— Start Dataset records —

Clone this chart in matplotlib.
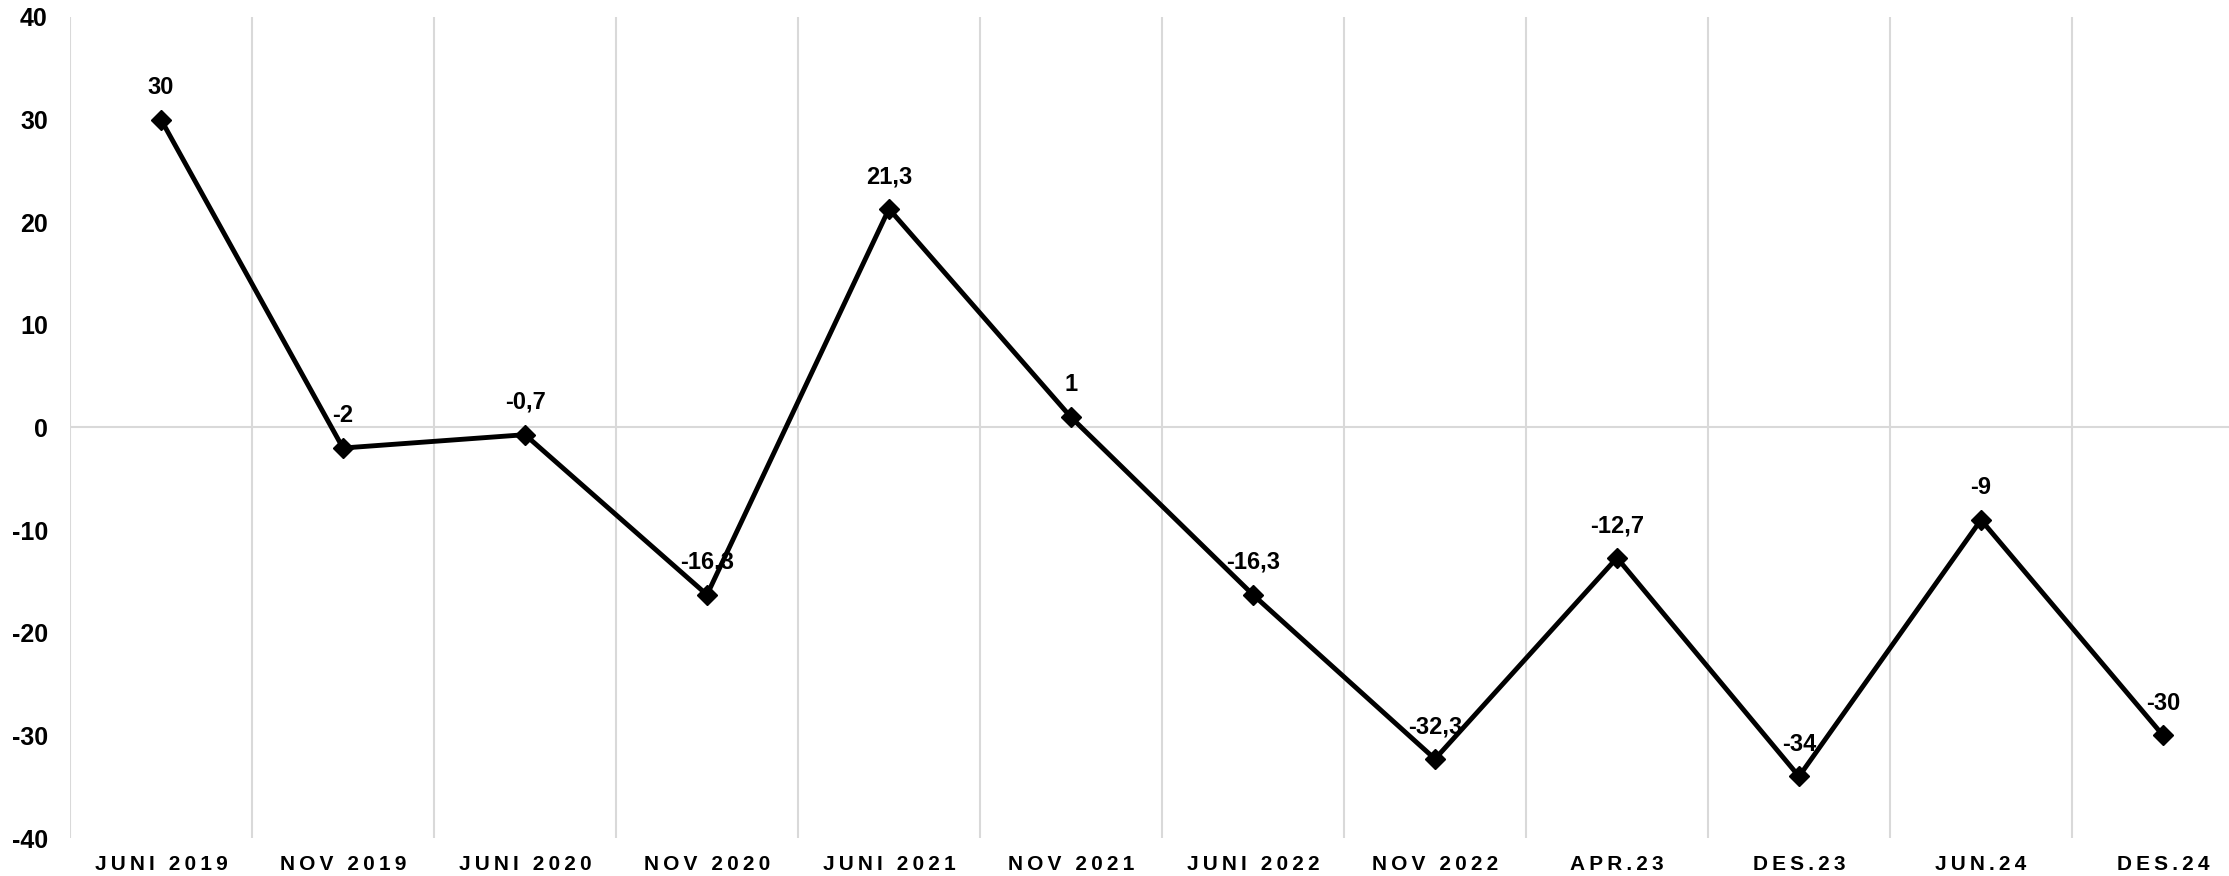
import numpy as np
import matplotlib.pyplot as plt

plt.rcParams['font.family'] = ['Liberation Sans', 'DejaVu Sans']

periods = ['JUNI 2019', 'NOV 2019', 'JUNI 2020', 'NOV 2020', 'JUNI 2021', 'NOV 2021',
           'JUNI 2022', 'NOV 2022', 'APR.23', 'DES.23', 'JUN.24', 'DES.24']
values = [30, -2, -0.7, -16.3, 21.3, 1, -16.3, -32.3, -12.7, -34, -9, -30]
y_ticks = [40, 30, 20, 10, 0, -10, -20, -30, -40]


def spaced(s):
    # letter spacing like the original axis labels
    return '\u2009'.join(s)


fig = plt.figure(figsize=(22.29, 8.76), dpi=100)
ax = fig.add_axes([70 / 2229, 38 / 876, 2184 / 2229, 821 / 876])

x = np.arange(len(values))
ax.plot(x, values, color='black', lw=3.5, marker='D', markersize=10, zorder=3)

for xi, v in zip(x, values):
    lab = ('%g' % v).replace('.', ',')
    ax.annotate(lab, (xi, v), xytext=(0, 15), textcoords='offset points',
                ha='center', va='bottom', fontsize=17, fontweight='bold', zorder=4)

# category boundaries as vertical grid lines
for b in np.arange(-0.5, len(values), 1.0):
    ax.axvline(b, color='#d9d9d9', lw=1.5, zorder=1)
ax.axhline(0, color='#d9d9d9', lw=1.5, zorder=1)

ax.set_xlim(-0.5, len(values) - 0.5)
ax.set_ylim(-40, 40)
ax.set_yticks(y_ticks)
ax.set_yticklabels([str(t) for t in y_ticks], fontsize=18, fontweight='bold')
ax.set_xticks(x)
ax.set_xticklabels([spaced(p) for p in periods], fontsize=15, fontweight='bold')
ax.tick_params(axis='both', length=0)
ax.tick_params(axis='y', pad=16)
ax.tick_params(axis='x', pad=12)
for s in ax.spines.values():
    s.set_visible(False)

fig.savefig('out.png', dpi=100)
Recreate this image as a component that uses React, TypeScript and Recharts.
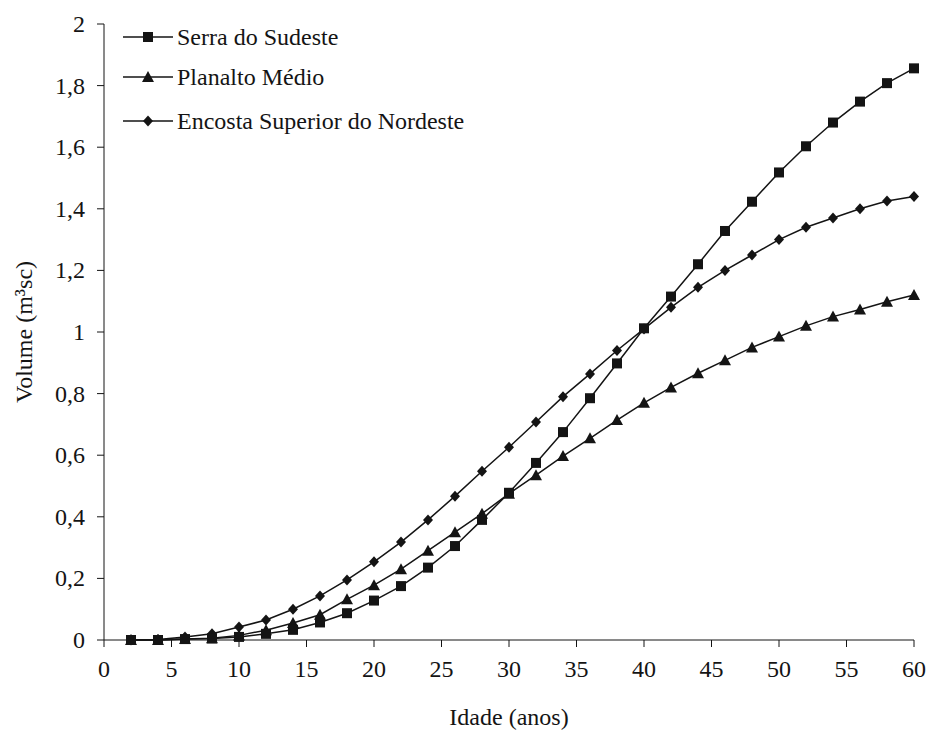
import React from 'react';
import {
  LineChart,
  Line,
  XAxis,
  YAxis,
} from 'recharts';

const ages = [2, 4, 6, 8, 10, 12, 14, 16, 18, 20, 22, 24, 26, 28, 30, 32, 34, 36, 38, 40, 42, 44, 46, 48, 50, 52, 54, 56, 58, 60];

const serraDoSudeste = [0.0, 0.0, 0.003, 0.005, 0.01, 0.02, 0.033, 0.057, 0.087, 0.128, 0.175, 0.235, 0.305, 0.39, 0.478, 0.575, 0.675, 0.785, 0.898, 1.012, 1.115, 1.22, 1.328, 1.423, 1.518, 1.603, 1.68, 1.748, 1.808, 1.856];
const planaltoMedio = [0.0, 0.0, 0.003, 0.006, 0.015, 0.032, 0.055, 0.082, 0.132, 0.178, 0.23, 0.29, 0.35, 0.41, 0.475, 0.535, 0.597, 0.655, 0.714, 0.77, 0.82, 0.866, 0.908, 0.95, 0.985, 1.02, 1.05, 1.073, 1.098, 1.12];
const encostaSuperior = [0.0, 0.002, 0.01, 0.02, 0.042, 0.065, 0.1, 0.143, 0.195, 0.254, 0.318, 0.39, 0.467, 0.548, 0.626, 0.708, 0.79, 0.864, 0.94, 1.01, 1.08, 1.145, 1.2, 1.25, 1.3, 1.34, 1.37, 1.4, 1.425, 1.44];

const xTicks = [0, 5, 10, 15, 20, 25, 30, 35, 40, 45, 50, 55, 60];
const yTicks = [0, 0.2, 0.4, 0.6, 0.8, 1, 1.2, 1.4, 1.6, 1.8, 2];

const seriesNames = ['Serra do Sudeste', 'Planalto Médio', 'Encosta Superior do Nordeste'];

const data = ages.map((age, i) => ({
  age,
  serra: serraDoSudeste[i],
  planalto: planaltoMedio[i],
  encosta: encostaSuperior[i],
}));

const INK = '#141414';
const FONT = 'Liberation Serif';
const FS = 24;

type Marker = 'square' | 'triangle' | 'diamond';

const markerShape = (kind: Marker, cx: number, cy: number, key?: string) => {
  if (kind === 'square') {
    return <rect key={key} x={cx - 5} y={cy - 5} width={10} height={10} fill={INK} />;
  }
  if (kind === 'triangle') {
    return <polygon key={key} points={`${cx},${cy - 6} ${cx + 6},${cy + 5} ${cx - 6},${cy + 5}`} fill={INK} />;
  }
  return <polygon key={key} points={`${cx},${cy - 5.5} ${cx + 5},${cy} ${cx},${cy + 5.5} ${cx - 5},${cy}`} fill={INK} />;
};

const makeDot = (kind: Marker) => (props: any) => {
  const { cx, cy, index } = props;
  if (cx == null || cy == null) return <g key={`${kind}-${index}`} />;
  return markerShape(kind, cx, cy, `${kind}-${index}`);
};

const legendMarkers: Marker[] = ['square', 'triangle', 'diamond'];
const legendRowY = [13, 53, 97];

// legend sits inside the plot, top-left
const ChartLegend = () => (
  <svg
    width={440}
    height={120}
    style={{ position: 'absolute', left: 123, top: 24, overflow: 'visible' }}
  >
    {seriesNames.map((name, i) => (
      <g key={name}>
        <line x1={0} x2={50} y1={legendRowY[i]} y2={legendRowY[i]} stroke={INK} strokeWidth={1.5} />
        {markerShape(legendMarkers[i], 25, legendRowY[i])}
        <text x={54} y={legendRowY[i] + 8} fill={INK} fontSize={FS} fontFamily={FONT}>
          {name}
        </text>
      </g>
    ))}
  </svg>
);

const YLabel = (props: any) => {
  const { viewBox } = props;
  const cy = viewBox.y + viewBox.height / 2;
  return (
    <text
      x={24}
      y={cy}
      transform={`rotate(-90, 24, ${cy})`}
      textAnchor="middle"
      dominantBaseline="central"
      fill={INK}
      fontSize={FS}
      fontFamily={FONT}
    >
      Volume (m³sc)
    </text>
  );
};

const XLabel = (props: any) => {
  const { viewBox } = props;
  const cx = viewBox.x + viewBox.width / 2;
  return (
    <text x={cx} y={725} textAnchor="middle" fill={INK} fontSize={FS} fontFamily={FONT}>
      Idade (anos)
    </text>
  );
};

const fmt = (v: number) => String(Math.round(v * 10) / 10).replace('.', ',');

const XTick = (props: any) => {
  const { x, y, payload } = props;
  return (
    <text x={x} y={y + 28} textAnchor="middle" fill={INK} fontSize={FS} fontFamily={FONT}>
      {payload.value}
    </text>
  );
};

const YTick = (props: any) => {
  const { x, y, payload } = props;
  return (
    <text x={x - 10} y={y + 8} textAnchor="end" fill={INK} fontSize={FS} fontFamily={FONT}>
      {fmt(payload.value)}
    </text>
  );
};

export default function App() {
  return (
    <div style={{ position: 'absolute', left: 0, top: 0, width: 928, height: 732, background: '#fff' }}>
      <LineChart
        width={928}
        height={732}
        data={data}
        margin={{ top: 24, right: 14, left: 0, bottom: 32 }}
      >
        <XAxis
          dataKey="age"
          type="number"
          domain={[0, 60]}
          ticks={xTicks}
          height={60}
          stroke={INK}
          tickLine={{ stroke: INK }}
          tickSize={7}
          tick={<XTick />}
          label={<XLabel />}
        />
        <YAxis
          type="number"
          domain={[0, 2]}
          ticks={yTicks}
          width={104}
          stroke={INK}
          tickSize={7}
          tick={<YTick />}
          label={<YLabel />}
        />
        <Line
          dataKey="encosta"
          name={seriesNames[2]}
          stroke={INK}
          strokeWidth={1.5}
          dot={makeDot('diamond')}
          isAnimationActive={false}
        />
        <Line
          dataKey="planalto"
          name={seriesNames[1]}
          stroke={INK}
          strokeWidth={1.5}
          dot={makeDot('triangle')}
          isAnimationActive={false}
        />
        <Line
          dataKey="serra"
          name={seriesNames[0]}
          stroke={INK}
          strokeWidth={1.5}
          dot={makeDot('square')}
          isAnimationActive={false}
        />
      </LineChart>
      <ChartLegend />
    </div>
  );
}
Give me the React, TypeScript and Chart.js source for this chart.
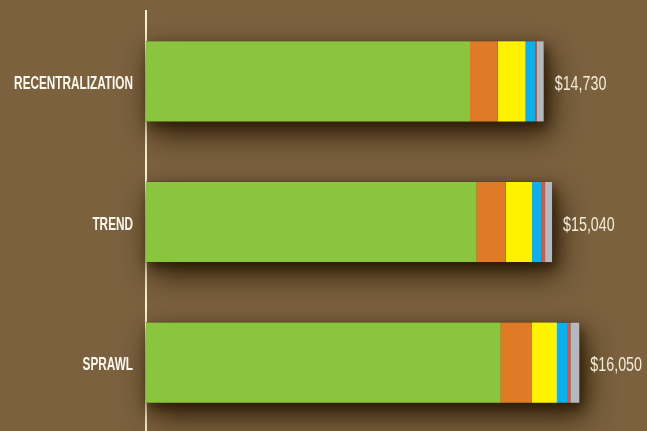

— End Dataset records —

» What to produce
The images in the entries above should be left out; please reproduce exactly the lines from the first through the one containing "56, 58, 60];".

» Exercise output
Clone this chart in matplotlib.
import numpy as np
import matplotlib.pyplot as plt

plt.rcParams['font.family'] = ['Liberation Sans', 'DejaVu Sans']

periods = ['JUNI 2019', 'NOV 2019', 'JUNI 2020', 'NOV 2020', 'JUNI 2021', 'NOV 2021',
           'JUNI 2022', 'NOV 2022', 'APR.23', 'DES.23', 'JUN.24', 'DES.24']
values = [30, -2, -0.7, -16.3, 21.3, 1, -16.3, -32.3, -12.7, -34, -9, -30]
y_ticks = [40, 30, 20, 10, 0, -10, -20, -30, -40]


def spaced(s):
    # letter spacing like the original axis labels
    return '\u2009'.join(s)


fig = plt.figure(figsize=(22.29, 8.76), dpi=100)
ax = fig.add_axes([70 / 2229, 38 / 876, 2184 / 2229, 821 / 876])

x = np.arange(len(values))
ax.plot(x, values, color='black', lw=3.5, marker='D', markersize=10, zorder=3)

for xi, v in zip(x, values):
    lab = ('%g' % v).replace('.', ',')
    ax.annotate(lab, (xi, v), xytext=(0, 15), textcoords='offset points',
                ha='center', va='bottom', fontsize=17, fontweight='bold', zorder=4)

# category boundaries as vertical grid lines
for b in np.arange(-0.5, len(values), 1.0):
    ax.axvline(b, color='#d9d9d9', lw=1.5, zorder=1)
ax.axhline(0, color='#d9d9d9', lw=1.5, zorder=1)

ax.set_xlim(-0.5, len(values) - 0.5)
ax.set_ylim(-40, 40)
ax.set_yticks(y_ticks)
ax.set_yticklabels([str(t) for t in y_ticks], fontsize=18, fontweight='bold')
ax.set_xticks(x)
ax.set_xticklabels([spaced(p) for p in periods], fontsize=15, fontweight='bold')
ax.tick_params(axis='both', length=0)
ax.tick_params(axis='y', pad=16)
ax.tick_params(axis='x', pad=12)
for s in ax.spines.values():
    s.set_visible(False)

fig.savefig('out.png', dpi=100)
Recreate this image as a component that uses React, TypeScript and Recharts.
import React from 'react';
import {
  LineChart,
  Line,
  XAxis,
  YAxis,
} from 'recharts';

const ages = [2, 4, 6, 8, 10, 12, 14, 16, 18, 20, 22, 24, 26, 28, 30, 32, 34, 36, 38, 40, 42, 44, 46, 48, 50, 52, 54, 56, 58, 60];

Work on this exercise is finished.